China-Expertise in der Bundesrepublik. Eine Politik- und Wissensgeschichte des deutsch-chinesischen Verhältnisses (1960er-1980er Jahre)

Stefan Messingschlager, M.A.

Dissertation

Das Dissertationsvorhaben untersucht am Beispiel des Verhältnisses zwischen Bundesrepublik und Volksrepublik China die Rolle von China-Kennern und China-Experten in der Umbruchphase westlich-chinesischer Beziehungen in den langen 1970er Jahren.

Die diplomatische Annäherung zwischen der VR China und den westlichen Staaten ab Mitte der 1960er Jahre wurde bereits in der älteren Forschung der 1980er und 1990er Jahre überzeugend als Ergebnis einer strategischen Außenpolitik im Kalten Krieg interpretiert. Diese Perspektive auf internationale Beziehungen als Arena staatlicher Interessenspolitik blieb allerdings einseitig auf das Bild einer dominant politisch gesteuerten Transformation fixiert. So wichtig die Rolle führender Politiker wie Henry Kissinger oder Gerhard Schröder zweifellos war, so wenig geht dieser Prozess jedoch in einem politisch-diplomatischen Projekt auf. Der Ansatz meines Vorhabens ist es deshalb, die Bedeutung von China-Kennern und China-Experten – hier verstanden als mit den chinesischen Verhältnissen vertraute Publizisten, Wissenschaftler, Intellektuelle – für den Aufbau und Ausbau der inter- und transnationalen Beziehungen zu untersuchen.

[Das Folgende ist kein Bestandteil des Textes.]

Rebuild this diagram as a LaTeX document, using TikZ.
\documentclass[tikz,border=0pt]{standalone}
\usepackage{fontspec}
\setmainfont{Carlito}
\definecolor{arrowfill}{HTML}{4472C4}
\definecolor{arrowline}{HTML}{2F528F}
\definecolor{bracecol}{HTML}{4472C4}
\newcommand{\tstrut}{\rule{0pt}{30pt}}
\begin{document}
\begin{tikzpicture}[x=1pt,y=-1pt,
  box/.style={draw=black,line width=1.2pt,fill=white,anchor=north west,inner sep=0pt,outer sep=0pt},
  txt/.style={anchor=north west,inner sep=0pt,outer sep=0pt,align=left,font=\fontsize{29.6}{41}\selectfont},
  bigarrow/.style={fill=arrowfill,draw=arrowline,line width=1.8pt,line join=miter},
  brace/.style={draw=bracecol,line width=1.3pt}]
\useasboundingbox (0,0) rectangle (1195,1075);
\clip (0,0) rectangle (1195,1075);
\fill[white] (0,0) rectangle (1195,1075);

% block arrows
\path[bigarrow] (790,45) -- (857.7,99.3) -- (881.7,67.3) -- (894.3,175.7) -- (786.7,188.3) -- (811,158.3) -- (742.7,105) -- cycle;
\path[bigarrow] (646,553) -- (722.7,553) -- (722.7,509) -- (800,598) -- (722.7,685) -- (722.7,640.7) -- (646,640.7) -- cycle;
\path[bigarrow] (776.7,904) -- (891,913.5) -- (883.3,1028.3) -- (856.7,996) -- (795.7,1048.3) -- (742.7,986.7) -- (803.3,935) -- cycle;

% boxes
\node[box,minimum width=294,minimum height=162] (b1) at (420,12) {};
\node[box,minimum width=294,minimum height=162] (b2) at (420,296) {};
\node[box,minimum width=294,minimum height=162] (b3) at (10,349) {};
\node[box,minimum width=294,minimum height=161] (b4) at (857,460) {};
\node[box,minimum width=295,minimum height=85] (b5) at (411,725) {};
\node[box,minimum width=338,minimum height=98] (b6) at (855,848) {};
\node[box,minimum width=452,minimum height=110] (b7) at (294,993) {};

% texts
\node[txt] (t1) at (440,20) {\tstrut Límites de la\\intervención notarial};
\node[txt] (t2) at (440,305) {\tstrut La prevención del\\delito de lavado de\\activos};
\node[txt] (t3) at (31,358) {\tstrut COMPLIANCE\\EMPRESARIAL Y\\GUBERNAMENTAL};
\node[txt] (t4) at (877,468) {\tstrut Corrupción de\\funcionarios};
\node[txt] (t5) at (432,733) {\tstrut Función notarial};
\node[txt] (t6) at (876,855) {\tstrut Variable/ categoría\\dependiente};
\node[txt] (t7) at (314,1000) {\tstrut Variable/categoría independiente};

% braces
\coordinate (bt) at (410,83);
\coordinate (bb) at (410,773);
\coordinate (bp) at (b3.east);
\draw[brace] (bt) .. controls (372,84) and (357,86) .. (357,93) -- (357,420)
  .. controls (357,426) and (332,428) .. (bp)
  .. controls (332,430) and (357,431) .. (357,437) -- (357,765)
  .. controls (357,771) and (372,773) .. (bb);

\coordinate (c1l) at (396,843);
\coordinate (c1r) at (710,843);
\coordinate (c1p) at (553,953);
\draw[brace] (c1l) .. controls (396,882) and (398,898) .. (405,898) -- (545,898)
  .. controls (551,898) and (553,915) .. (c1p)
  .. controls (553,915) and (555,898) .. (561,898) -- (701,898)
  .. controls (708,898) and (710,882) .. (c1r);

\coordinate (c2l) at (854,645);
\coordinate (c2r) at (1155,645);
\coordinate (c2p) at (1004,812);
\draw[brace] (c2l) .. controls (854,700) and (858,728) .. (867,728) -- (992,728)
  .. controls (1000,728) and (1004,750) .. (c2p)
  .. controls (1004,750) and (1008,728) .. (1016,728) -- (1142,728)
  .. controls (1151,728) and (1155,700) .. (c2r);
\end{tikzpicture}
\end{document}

Anhand dieser einflussreichen Akteure jenseits der politischen Entscheidungsebene wird es möglich, die Dynamik, Vielgestaltigkeit und Komplexität der Umbruchphase in den chinesisch-westlichen Beziehungen während der langen 1970er Jahre besser in den Blick zu bekommen.

Das Ziel der Untersuchung ist dabei ein doppeltes: Zum einen soll nachvollzogen werden, welche Rolle ausgewählten China-Kennern wie Klaus Mehnert und China-Experten aus Disziplinen wie der Sino-Politologie, Sinologie oder Rechtwissenschaft beim Aufbau der Beziehungen in den Bereichen Diplomatie, Politik, Wirtschaft und Kultur zukam und inwieweit sie dabei zu Mittler-Figuren avancierten. Zum anderen soll herausgearbeitet werden, wie parallel dazu in der bundesdeutschen Politik, in staatlichen Institutionen oder der Wirtschaft die Notwendigkeit einer eigenen China-Expertise erkannt und diese strukturell aufgebaut wurde. Die langen 1970er Jahre erscheinen dabei, so die übergreifende Hypothese des Dissertationsvorhabens, als zentrale Umbruchphase, in der die Fundamente für einen grundsätzlichen Wandel in der (west-)deutschen Wahrnehmung Chinas gelegt wurde, der bis in die Gegenwart reicht. So wurde in den 1970er Jahren mit Unterstützung prominenter China-Kenner und einschlägig ausgewiesener China-Experten nicht nur das Fundament für eine Wiederbegründung stabiler diplomatischer Beziehungen gelegt. Auch jenseits der offiziellen Staatsbeziehungen nahmen deutsche China-Experten oftmals eine entscheidende Rolle ein: Sie agierten im Austausch mit der chinesischen Seite als Vermittler für verschiedenste Bereiche, starteten Initiativen zur Wiederbelebung der Kulturbeziehungen oder wurden zu Unterhändler im Ausbau der Wirtschaftsbeziehungen. Gleichzeitig machte die ubiquitäre Rolle dieser Akteure augenfällig, dass in der Bundesrepublik der 1970er Jahre China-Expertise in weiten Bereichen von Staat und Wirtschaft kaum vorhanden, aber dringend vonnöten war. Das Dissertationsvorhaben richtet darum auch den Blick auf die Entstehung außeruniversitärer Institutionen und den Aufbau einer systemischen China-Expertise, was schließlich den Bedeutungsverlust langjährig prägender Laien und Autodidakten, wie etwa des intellektuellen China-Kenners Klaus Mehnert, besiegelte.